Cleaner
Un film de Renny Harlin
Renny Harlin n’a jamais fait dans la dentelle. Cliffhanger, 58 minutes pour vivre, ou encore l'Ile aux Pirates, voilà autant d’exemples de son attirance pour le divertissement grand public.
Dans Cleaner, il exprime une autre facette de son métier, et retrouve pour l’occasion un comédien qu’il connaît bien, Samuel L. Jackson, puisque déjà dirigé à deux reprises, en 1996 dans le méconnu Au Revoir A Jamais, et en 1999 dans Peur Bleue, version gros requins et non pas loup-garou. Si son nouveau film se rapproche un tant soit peu d’une de ses précédentes mises en scène, c’est certainement du côté d’Au Revoir A Jamais qu’il faut regarder. Même mystère, même amnésie sélective de son personnage principal, qui cherche à oublier le passé afin de se construire une nouvelle vie.

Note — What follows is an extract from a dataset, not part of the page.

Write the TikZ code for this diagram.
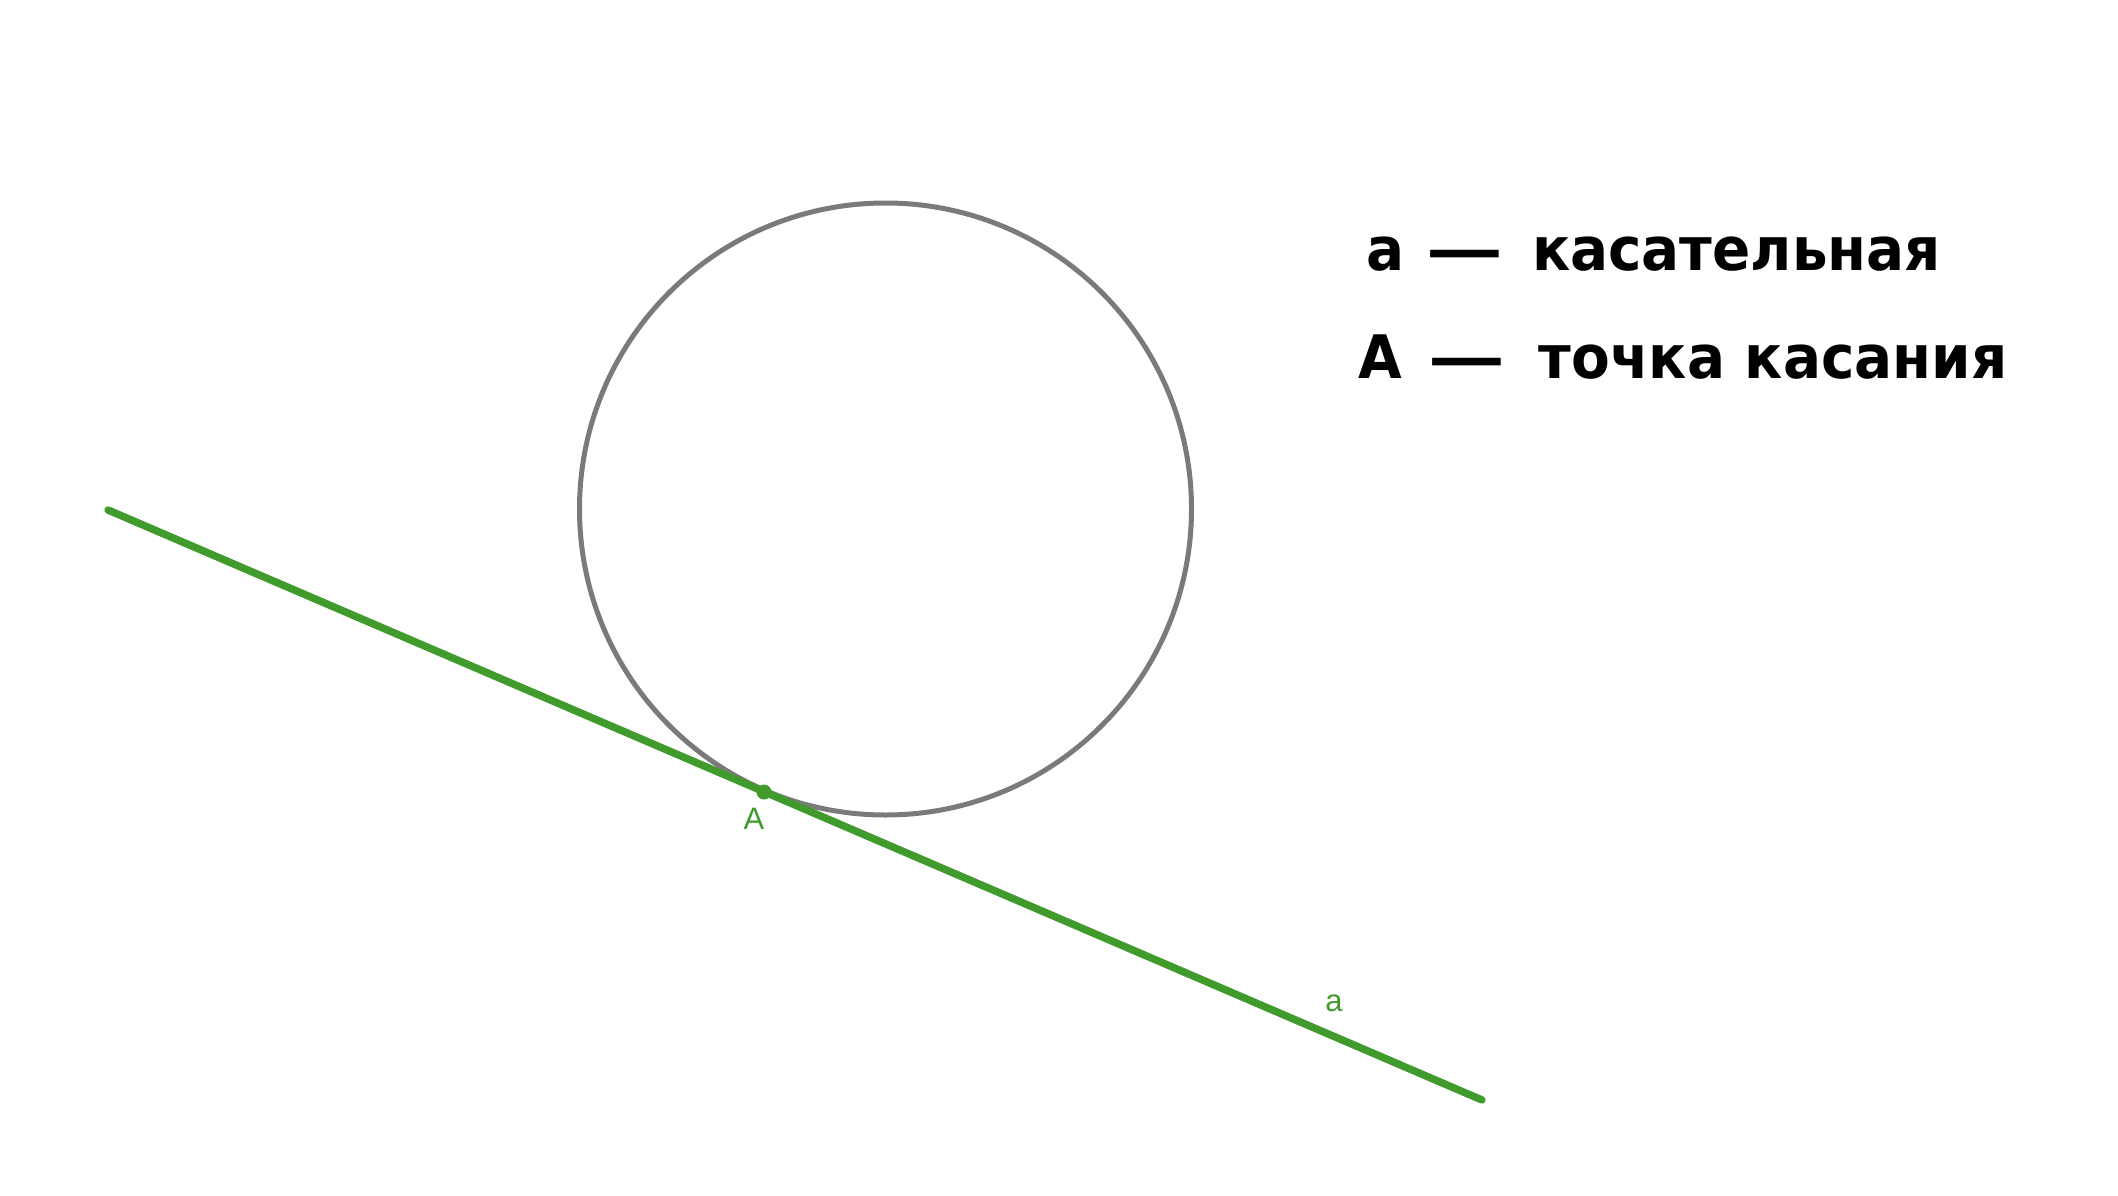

Mais au-delà de ses aspects, Cleaner s’apparente plutôt à une nouvelle direction que Renny Harlin a choisi d’emprunter.
Il est ici question d’un ancien flic, Tom Cutler, supposé honnête, reconverti depuis plusieurs années dans le nettoyage en tout genre, de la personne âgée découverte morte depuis plusieurs jours par un parent venu lui rendre visite, à la scène de crime avec sang sur le carrelage et débris humains un peu partout. Sa petite entreprise ne manque pas de clients, car, comme le précise avec humour le prologue, «quand les ambulances repartent avec le corps, elles laissent tout le reste sur place ». Il peut donc s’agir de faire le ménage dans une maison abandonnée peuplée d’une tribu de chats ou de nettoyer une salle de bains ayant été le théâtre des derniers instants d’un candidat victorieux au suicide. La routine, pour cet ancien policier un rien blasé par tout ce qu’il voit, et dont l’unique imprévu réside dans les rapports qu’il entretient avec sa fille unique. Elévée seule par son père depuis la mort tragique de sa mère huit années auparavant, celle-ci cerche à comprendre ce qui est réellement arrivé ce jour-là, ce drame que Tom a choisi d’occulter pour prendre un nouveau départ. Mais la papa est têtu, et devra être bousculé avant de donner sa version des faits.
Appelé sur une scène de crime ordinaire, Tom va faire son travail, comme à son habitude. Seul petit problème, il se rendra compte le lendemain en se rendant sur les lieux, qu’aucun crime n’a été signalé, et qu’il a donc, sans le savoir, effacé toutes les traces d’un meurtre bien réel. Piégé, Tom doit bien vite retrouver ses réflexes d’antan s’il ne veut pas jouer le rôle du coupable idéal. On cherche à le « charger », mais qui, et surtout pourquoi ?
Le capital sympathie du film tient à deux éléments. Ses interprètes, et une histoire un brin surannée. Dans le rôle de Tom Culer, Samuel L. Jackson (auquel la version française ne rend pas grâce, et ce n’est rien de le dire) incarne un personnage maniaque, encore marqué par une tragédie, et donc terriblement humain. Le comédien ne se dépare pas de sa sobriété, et donne la réplique à un Ed Harris aussi irréprochable qu’à son habitude, et dont la prestation renvoit à celle qui fut la sienne dans le Gone, Baby, Gone de Ben Affleck. Le film sera également l’occasion de croiser le trop rare Robert Forster, et de constater qu’Eva Mendes est parfois encore associée à son image de fille pour les magazines de mode. Au service d’une histoire qui nous renvoit plusieurs décennies en arrière, la distribution ne paraît pas anachronique, bien au contraire, et fait pardonner sans trop de mal les vingt dernières minutes du film, qui éprouvent bien des difficultés à faire le lien avec ce qui précède.